• **Task statement**
Leaving out all pictures, copy exactly the lines from the one containing "picture with pgfplots." down to the one containing "(0,0) rectangle (1378bp,432bp);", both of them included.

--- begin Records provided ---

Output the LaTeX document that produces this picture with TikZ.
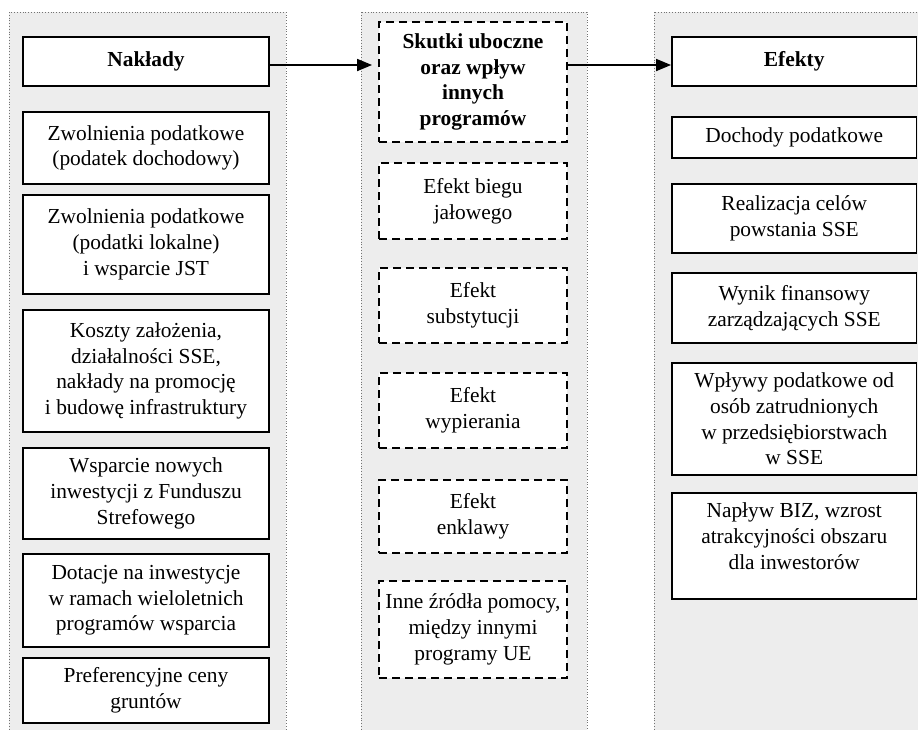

--- end Records provided ---
--- begin Records provided ---

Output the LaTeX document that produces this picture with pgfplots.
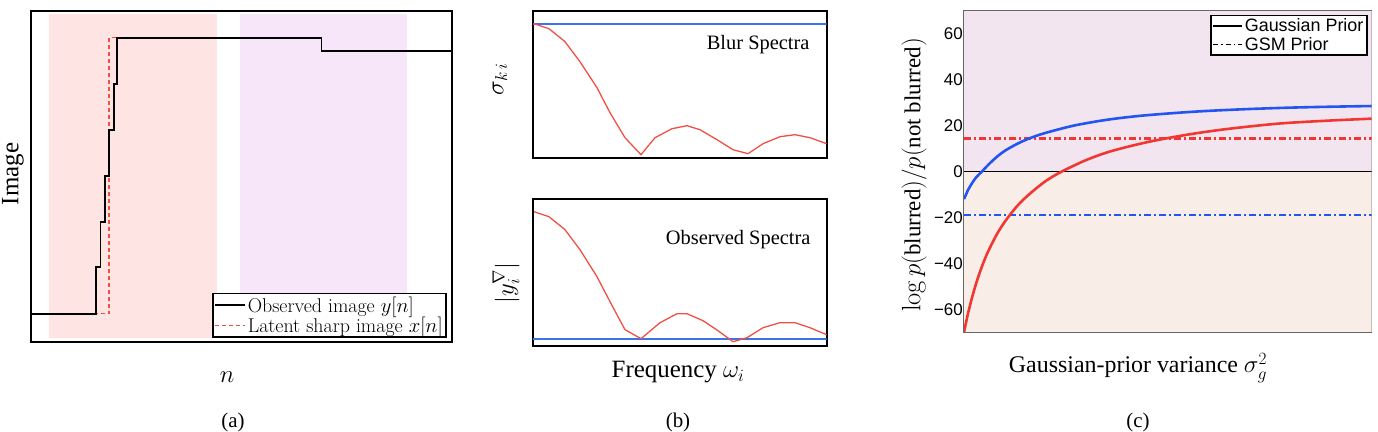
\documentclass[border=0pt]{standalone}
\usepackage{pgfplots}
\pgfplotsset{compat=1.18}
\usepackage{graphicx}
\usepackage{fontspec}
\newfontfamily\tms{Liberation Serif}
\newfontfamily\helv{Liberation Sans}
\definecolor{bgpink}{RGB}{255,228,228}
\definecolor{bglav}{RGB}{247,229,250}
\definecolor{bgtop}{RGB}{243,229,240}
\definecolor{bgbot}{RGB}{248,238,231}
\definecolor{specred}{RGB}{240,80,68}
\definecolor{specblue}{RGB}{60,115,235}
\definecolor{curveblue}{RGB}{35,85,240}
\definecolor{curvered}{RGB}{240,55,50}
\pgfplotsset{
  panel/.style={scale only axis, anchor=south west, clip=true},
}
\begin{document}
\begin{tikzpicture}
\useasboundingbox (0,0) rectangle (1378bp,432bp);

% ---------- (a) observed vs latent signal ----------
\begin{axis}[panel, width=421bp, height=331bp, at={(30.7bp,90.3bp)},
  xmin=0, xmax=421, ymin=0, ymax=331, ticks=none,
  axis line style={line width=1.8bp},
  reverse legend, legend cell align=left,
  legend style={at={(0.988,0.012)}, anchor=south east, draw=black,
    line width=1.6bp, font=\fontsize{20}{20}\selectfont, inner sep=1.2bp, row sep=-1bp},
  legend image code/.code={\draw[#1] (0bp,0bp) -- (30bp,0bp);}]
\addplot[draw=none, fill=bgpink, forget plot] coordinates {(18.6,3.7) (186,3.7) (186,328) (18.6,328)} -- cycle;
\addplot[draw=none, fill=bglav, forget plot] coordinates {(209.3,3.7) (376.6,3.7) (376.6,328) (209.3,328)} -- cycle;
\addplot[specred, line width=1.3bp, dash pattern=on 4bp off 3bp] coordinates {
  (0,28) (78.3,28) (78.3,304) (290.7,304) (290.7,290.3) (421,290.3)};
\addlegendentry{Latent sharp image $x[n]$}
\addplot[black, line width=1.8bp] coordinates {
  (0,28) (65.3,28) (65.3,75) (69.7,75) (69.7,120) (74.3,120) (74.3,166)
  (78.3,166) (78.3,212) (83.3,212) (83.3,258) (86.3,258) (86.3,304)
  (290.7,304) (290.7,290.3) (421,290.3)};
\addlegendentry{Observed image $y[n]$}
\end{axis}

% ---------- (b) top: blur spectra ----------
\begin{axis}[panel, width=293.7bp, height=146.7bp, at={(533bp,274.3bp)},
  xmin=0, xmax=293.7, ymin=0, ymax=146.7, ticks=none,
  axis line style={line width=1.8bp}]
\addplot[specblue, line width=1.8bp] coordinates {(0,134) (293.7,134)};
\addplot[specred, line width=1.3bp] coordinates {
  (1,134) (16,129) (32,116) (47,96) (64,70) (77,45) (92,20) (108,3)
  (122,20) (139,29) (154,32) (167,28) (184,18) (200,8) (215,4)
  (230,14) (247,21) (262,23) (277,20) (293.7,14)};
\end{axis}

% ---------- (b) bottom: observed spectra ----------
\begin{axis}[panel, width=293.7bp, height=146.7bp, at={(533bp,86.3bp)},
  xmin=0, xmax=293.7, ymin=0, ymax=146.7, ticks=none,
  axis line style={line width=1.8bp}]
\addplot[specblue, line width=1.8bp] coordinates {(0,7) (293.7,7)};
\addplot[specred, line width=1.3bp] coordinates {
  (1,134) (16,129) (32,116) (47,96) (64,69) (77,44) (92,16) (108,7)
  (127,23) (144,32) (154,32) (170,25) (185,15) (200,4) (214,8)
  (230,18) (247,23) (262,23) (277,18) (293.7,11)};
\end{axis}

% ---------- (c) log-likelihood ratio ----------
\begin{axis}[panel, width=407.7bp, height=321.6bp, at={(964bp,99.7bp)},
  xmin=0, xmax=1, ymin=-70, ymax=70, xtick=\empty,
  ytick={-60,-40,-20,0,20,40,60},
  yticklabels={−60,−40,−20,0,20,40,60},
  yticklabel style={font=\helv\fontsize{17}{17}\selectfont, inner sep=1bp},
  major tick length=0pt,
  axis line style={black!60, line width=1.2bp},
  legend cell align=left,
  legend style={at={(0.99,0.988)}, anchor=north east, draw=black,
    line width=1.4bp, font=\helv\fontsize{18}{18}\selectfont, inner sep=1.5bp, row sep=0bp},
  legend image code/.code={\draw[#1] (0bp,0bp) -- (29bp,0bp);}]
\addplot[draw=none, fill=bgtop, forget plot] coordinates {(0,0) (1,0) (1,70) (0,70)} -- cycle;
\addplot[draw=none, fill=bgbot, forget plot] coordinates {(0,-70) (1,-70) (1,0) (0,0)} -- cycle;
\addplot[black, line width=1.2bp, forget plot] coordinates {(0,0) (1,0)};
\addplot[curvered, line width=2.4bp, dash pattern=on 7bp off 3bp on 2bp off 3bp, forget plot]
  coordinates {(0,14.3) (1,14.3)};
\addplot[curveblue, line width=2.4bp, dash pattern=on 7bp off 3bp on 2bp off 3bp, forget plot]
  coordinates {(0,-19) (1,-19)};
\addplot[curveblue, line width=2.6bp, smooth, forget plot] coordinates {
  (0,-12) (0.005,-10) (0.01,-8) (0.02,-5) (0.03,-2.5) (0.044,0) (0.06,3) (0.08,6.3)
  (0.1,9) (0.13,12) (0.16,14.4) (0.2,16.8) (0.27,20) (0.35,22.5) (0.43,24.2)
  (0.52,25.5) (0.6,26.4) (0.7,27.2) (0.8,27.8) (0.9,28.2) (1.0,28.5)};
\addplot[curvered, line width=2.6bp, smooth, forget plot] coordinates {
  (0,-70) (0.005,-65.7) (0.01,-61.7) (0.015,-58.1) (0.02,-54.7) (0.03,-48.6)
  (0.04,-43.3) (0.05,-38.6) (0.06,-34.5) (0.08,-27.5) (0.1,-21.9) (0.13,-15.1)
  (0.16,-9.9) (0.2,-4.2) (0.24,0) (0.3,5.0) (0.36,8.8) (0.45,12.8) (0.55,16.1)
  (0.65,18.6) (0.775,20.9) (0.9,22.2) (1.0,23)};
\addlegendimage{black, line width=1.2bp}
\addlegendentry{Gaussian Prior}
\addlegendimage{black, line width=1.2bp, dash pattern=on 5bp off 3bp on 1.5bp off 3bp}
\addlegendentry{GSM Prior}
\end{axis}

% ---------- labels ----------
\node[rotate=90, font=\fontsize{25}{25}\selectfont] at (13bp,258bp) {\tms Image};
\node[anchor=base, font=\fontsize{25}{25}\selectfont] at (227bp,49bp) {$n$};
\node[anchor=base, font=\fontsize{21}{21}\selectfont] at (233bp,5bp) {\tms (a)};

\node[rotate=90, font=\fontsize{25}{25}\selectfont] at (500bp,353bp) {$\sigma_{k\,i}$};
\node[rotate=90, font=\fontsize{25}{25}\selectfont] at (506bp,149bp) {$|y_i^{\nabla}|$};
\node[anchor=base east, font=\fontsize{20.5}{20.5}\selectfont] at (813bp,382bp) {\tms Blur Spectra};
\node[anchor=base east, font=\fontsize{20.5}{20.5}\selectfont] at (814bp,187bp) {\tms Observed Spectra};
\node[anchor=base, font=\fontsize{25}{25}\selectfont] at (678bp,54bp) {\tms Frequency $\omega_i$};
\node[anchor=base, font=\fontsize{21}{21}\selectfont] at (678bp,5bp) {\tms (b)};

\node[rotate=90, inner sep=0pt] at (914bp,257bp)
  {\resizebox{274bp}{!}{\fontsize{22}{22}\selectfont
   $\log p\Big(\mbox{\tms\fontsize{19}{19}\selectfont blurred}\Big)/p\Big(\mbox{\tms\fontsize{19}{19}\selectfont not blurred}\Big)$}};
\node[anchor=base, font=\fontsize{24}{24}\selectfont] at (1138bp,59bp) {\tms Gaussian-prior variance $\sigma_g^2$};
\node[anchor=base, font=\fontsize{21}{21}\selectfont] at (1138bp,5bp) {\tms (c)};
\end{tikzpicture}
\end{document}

--- end Records provided ---
--- begin Records provided ---

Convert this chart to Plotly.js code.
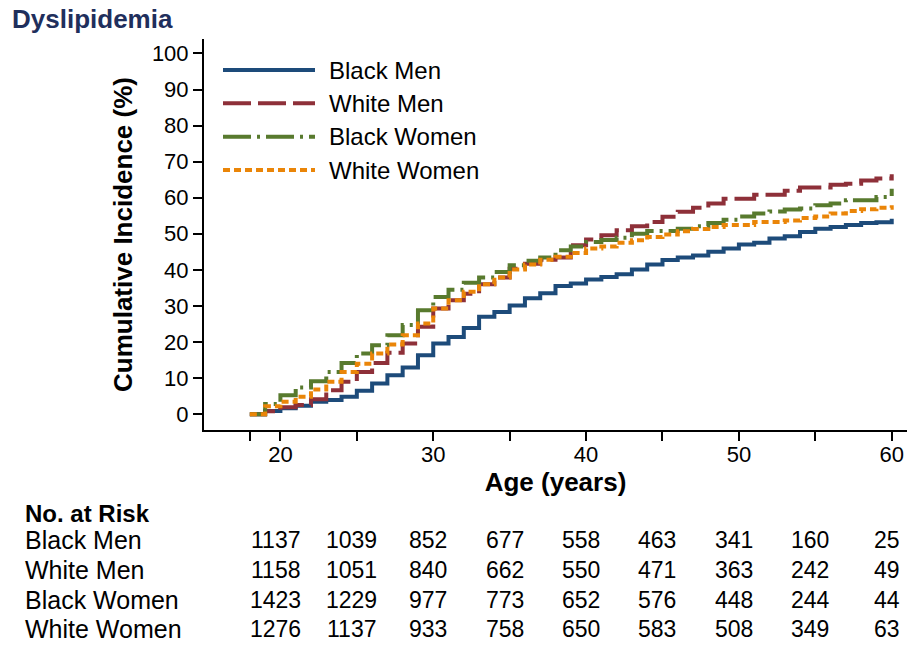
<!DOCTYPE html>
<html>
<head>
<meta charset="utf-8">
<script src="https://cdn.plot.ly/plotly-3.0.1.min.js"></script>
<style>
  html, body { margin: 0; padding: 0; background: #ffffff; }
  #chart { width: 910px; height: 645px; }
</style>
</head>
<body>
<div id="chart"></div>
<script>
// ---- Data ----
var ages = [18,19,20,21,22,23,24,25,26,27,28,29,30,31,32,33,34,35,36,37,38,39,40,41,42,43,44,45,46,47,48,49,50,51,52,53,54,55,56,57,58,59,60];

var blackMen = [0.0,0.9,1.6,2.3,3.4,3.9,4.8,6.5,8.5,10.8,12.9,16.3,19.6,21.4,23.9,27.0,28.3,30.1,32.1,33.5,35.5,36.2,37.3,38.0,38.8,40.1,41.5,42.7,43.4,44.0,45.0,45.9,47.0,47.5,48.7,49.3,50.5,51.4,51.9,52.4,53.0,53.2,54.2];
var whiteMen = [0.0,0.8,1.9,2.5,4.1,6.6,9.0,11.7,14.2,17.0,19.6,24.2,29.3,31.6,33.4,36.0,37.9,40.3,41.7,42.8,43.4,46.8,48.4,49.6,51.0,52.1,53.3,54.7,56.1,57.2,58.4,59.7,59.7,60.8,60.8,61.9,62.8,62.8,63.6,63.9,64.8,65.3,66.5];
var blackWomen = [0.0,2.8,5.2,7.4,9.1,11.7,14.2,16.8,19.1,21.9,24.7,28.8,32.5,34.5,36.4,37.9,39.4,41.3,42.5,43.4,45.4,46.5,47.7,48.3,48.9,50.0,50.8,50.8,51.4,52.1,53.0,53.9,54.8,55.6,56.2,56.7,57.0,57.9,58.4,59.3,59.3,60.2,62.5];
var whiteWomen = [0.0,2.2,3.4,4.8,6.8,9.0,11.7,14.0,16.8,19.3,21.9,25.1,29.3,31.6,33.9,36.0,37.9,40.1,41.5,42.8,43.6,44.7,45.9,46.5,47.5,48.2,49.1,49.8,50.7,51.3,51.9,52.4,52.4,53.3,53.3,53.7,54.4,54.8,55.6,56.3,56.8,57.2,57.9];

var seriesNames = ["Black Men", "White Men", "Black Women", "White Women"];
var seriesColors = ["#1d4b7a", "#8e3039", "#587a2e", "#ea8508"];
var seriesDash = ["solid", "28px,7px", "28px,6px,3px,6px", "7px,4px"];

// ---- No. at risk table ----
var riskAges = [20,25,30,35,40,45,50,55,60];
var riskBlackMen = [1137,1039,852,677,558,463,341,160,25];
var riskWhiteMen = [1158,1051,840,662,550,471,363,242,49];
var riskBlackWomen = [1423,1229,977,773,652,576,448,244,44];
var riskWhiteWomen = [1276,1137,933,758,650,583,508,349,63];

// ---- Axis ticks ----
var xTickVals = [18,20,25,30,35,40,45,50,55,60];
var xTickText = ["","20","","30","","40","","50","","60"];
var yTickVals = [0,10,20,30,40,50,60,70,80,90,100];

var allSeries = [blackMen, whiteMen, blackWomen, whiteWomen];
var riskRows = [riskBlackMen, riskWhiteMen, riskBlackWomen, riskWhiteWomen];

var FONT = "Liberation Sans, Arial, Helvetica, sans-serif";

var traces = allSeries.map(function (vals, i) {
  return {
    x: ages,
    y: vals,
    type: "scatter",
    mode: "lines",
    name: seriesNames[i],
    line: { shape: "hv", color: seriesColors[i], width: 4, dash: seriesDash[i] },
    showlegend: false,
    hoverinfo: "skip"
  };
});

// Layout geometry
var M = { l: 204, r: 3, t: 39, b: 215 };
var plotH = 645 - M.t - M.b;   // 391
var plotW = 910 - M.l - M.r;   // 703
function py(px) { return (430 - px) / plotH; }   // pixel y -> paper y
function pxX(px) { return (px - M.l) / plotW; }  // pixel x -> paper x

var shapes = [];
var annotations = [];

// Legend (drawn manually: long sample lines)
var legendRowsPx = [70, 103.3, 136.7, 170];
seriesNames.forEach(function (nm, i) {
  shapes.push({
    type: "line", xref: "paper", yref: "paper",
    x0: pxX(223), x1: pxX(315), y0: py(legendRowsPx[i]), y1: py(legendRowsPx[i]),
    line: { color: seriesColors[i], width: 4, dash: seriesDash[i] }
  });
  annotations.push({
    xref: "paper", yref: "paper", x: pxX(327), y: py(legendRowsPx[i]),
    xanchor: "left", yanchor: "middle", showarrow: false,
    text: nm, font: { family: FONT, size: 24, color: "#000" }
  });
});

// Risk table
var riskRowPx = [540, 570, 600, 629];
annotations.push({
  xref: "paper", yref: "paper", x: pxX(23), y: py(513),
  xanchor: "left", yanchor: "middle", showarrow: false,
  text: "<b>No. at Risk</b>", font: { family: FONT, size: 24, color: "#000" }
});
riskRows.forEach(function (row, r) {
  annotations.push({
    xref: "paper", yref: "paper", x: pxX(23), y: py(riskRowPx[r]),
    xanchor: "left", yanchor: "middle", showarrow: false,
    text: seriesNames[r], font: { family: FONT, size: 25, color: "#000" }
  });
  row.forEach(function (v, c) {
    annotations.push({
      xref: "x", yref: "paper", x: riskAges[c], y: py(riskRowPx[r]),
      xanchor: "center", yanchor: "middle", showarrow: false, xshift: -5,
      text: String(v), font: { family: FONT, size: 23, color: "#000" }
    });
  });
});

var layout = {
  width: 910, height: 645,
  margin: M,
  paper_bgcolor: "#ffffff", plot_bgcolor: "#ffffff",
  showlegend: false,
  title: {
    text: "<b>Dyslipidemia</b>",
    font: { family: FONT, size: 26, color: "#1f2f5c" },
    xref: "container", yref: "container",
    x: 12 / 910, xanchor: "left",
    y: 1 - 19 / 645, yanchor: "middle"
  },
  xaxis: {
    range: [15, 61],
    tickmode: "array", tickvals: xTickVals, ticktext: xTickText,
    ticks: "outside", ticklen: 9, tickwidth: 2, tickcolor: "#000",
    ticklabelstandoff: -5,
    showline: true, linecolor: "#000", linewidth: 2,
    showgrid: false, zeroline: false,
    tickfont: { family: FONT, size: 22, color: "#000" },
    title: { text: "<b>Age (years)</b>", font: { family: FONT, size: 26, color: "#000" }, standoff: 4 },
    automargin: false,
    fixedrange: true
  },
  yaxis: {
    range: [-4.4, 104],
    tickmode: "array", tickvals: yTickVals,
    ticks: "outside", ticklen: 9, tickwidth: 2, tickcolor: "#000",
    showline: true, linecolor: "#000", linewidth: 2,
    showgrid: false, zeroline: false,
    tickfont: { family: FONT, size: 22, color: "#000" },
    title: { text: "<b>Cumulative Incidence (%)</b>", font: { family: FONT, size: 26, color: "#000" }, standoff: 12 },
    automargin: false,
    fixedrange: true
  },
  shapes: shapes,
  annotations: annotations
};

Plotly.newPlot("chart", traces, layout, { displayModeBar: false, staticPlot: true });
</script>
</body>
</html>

--- end Records provided ---

• **Solution below**
Output the LaTeX document that produces this picture with pgfplots.
\documentclass[border=0pt]{standalone}
\usepackage{pgfplots}
\pgfplotsset{compat=1.18}
\usepackage{graphicx}
\usepackage{fontspec}
\newfontfamily\tms{Liberation Serif}
\newfontfamily\helv{Liberation Sans}
\definecolor{bgpink}{RGB}{255,228,228}
\definecolor{bglav}{RGB}{247,229,250}
\definecolor{bgtop}{RGB}{243,229,240}
\definecolor{bgbot}{RGB}{248,238,231}
\definecolor{specred}{RGB}{240,80,68}
\definecolor{specblue}{RGB}{60,115,235}
\definecolor{curveblue}{RGB}{35,85,240}
\definecolor{curvered}{RGB}{240,55,50}
\pgfplotsset{
  panel/.style={scale only axis, anchor=south west, clip=true},
}
\begin{document}
\begin{tikzpicture}
\useasboundingbox (0,0) rectangle (1378bp,432bp);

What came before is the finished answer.